The contemporary art scene in the Philippines effuses a synergy of inventive images and intuitive ideas as espoused by young and established names in mainstream exhibition circuit. This accrual of incisive forays in fact is dizzying as it is engaging. Almost always, in the forefront of these pursuits are artists honed by and educated in the University of the Philippines College of Fine Arts (UPCFA), the oldest institution of higher learning in the country dedicated to the visual arts.
The exhibition entitled Bozzetos convincingly ranges this diversity.
The Vasari Hall of the Auditorium al Duomo in Florence, Italy is transformed to simulate a working bottega, where these artistic ramblings and murmurings take shape and form, and where these conceptual meanderings and conjecturings are earnestly given context and meaning.

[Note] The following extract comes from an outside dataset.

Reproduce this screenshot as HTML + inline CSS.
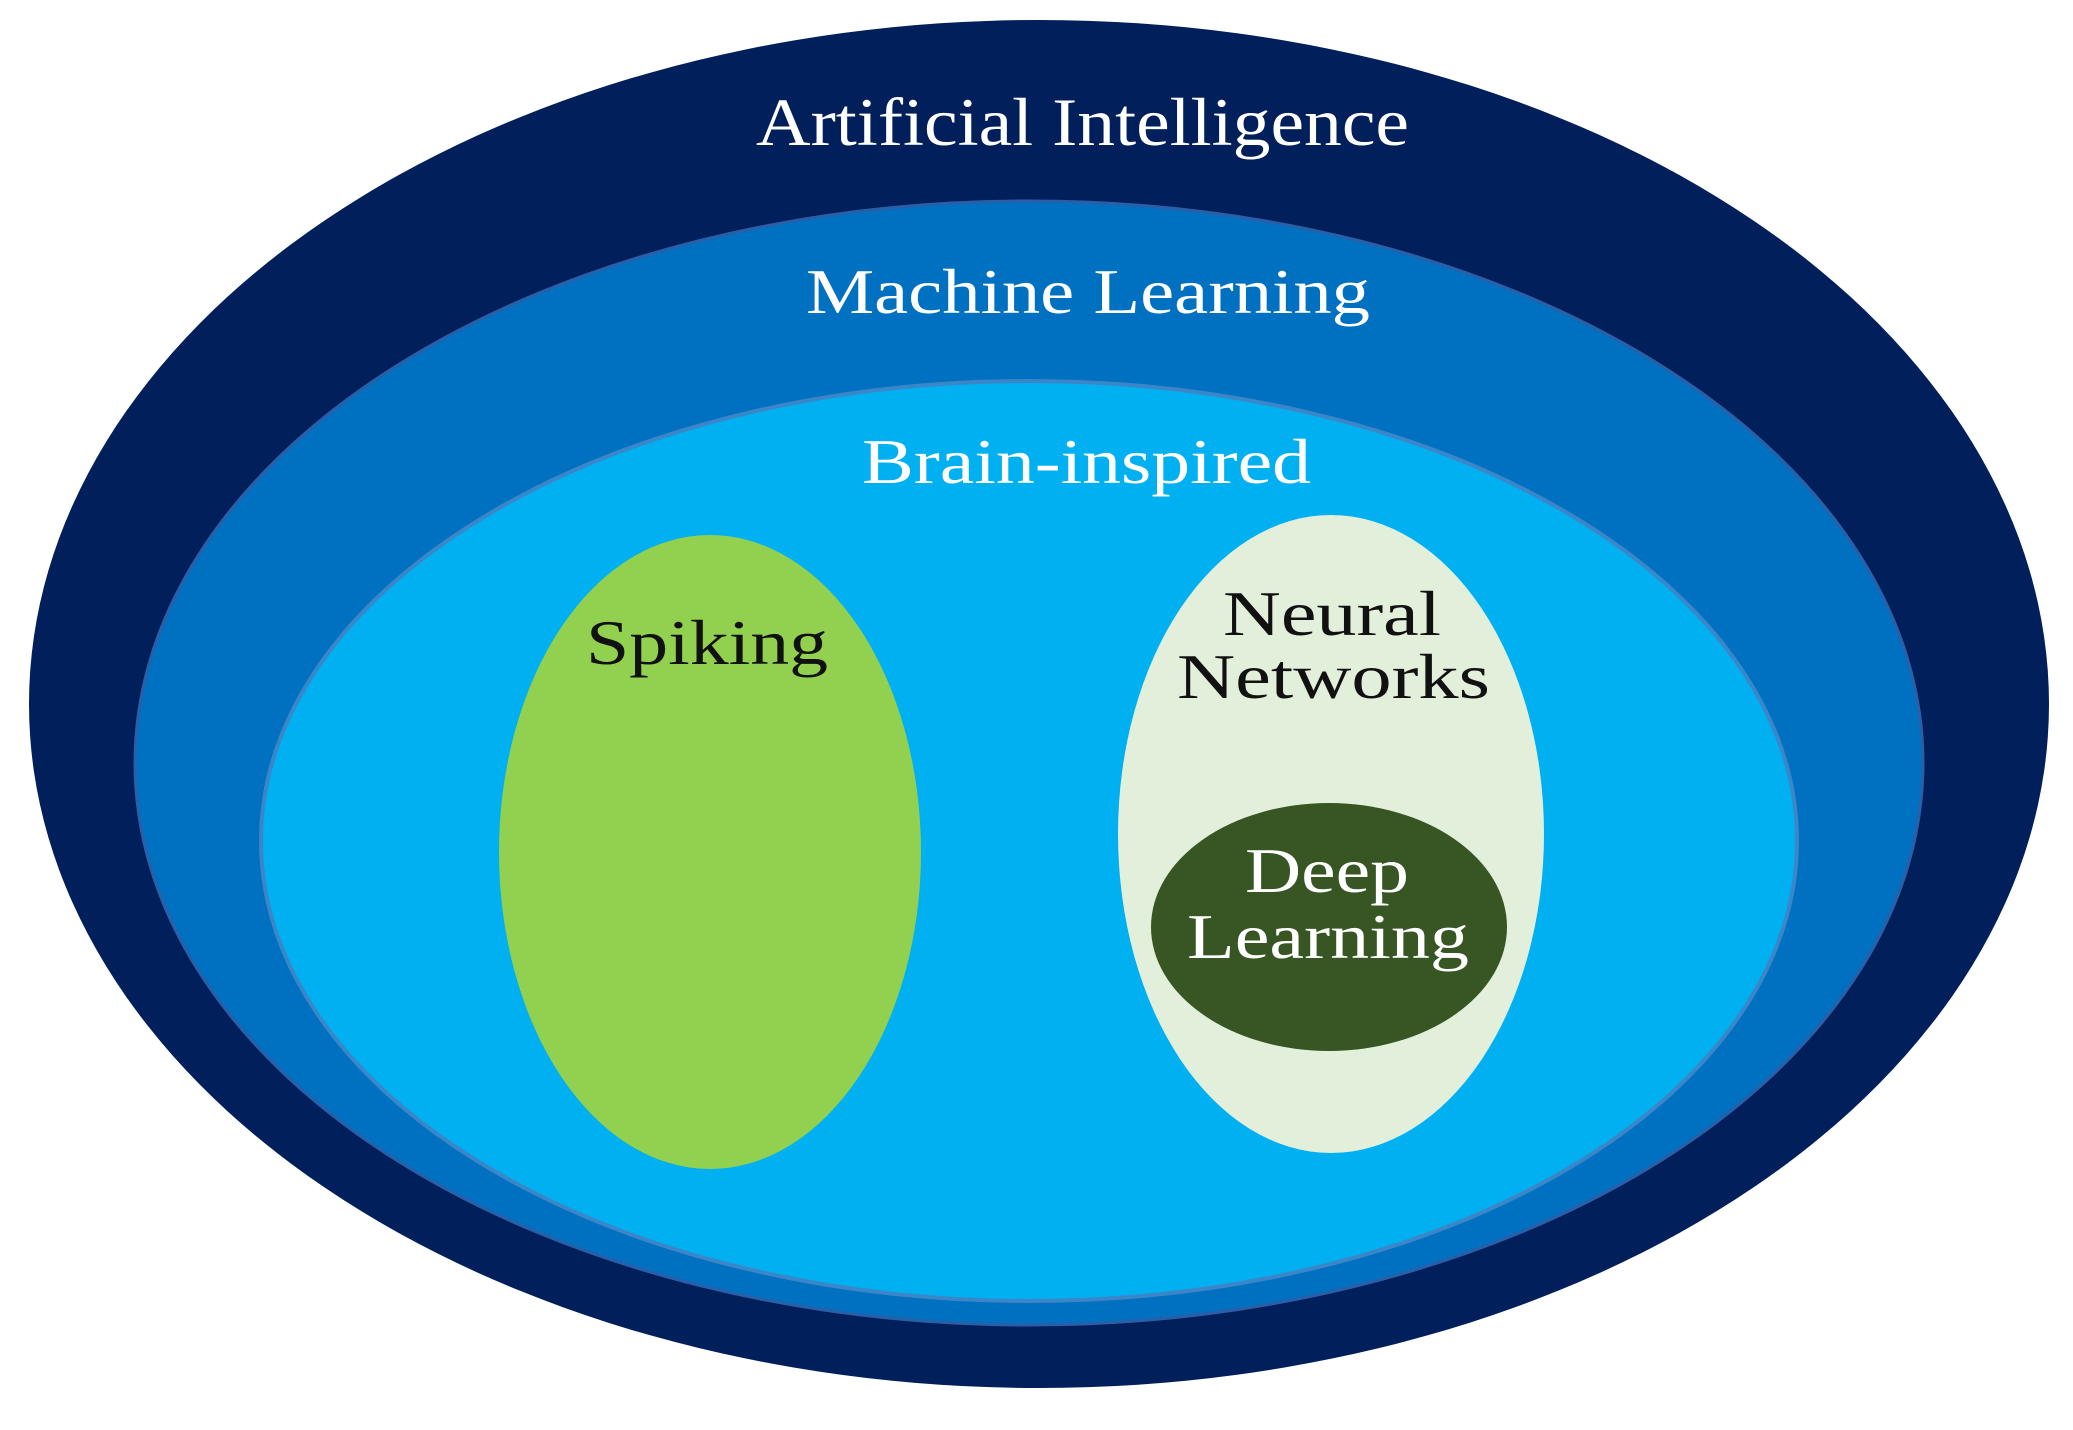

Twenty-six Filipino artists have been invited to participate in the exhibition. They contribute each a series of works on paper, except for two paintings done on canvas by Lina Llaguno-Ciano, who for 42 years now, has called Rome her home.
Together, the works encapsulate individual pursuits that inform artistic styles such as personalized techniques in media application and serious explorations with industrial, nay heretofore non-conventional, materials to expand art making. Some works are executed in mixed media, while others involved image appropriations, mediation and even migration.